Me llamó la atención la cantidad de experiencias apoyadas en el sonido: discursos del Che Guevara, Luis Carlos Galán, Salvador Allende y Nelson Mandela, como ejemplos de la emotividad en la voz y las sensaciones que ésta puede producir en quien escucha; combinaciones de voces y de rostros: ¿Cuál voz le queda mejor a cuál cara? Y cuántas veces nos engañamos por una voz y cuántas otras escuchamos y pensamos que no parece que hablara quien está hablando. Un paisaje sonoro de una peluquería con los planos muy bien cuidados, de manera que es posible ubicar la escena y sentir cómo se acerca la tijera para hacer el corte de cabello. La escena de una película ambientada con diferentes músicas que genera en el espectador sensaciones diferentes: la misma escena, según el fondo musical, podía resultar romántica, terrorífica o de acción. 

Y, también con el sonido como materia prima, una cabina dedicada al miedo, en la que, con audífonos puestos, es posible percibir sonidos que alimentan una sensación quizás paranoica: voces que se alejan y se acercan, un entierro, rezos, llantos, gemidos. Y de pronto, una voz al oído, alguien te habla en secreto, te asusta. Claro, si uno está decidido a experimentar el miedo, a dejarse tocar el sistema nervioso simpático y a permitir que el cerebro envíe mensajes que nos agiten el corazón, que nos pongan a sudar, que nos inviten -obliguen- a reaccionar. Esta experiencia fue bastante significativa en mi visita; por un lado, el cuidadoso trabajo sonoro que hay detrás de ella; por otro, que se nos permita encontrarnos de frente con eso tan común, tan humano, pero al tiempo tan vergonzoso, como si el miedo no se tratara de una reacción fisiológica, de una sensación natural. Al miedo, ese tema que da vueltas por mi cabeza y por mi trabajo académico, también me lo encontré una mañana de vacaciones, en la Sala de la Mente del Parque Explora.

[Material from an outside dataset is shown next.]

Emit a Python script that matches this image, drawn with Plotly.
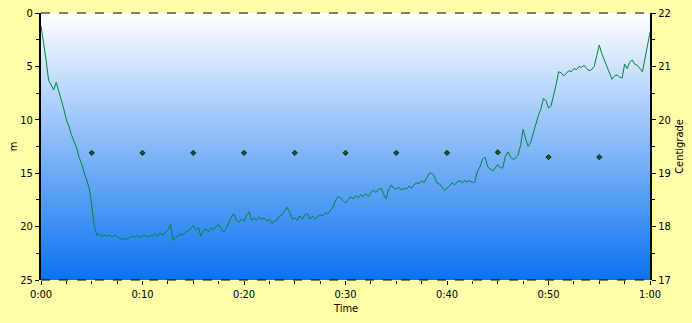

Este recinto es oscuro, tan oscuro, creo yo, como la mente y lo que sucede en ella, como las formas en las que el cerebro controla cada una de las funciones del cuerpo. Escuchar, hablar, soñar, caminar, reír, llorar, comunicar. Esas nostalgias, esas alegrías, esos recuerdos. Todo concentrado ahí, en esa pequeña masa desagradable a la vista, en esa porción del cuerpo de complejidad infinita. En una de esas paredes oscuras encontré un dato que mi memoria ya había eliminado, pero que había recibido en clase de biología en el colegio: el cerebro destina 120 millones de neuronas, llamadas bastones, para distinguir los tonos grises del universo; para los colores, son sólo 6 millones, y llevan el nombre de conos. ¿Hay mayor actividad cerebral cuando vemos una película en blanco y negro? ¿Pensamos más cuando nos detenemos a observar una fotografía en escala de grises? 

Me tomó unas tres horas recorrer la Sala de la Mente completa, escuchar a los exploradores, acercarme a las experiencias, sentir el Síndrome del Miembro Fantasma, caminar por una sala con el suelo y los muros inclinados mientras que afuera se observaba un escenario completamente normal; corroborar que mi mano derecha es más rápida que la izquierda, pero no por una gran diferencia y preguntarme, cada vez que escuchaba alguno de esos acentos, cómo el cerebro, sumado a las condiciones culturales, al entorno, logran determinar esas formas particulares de hablar.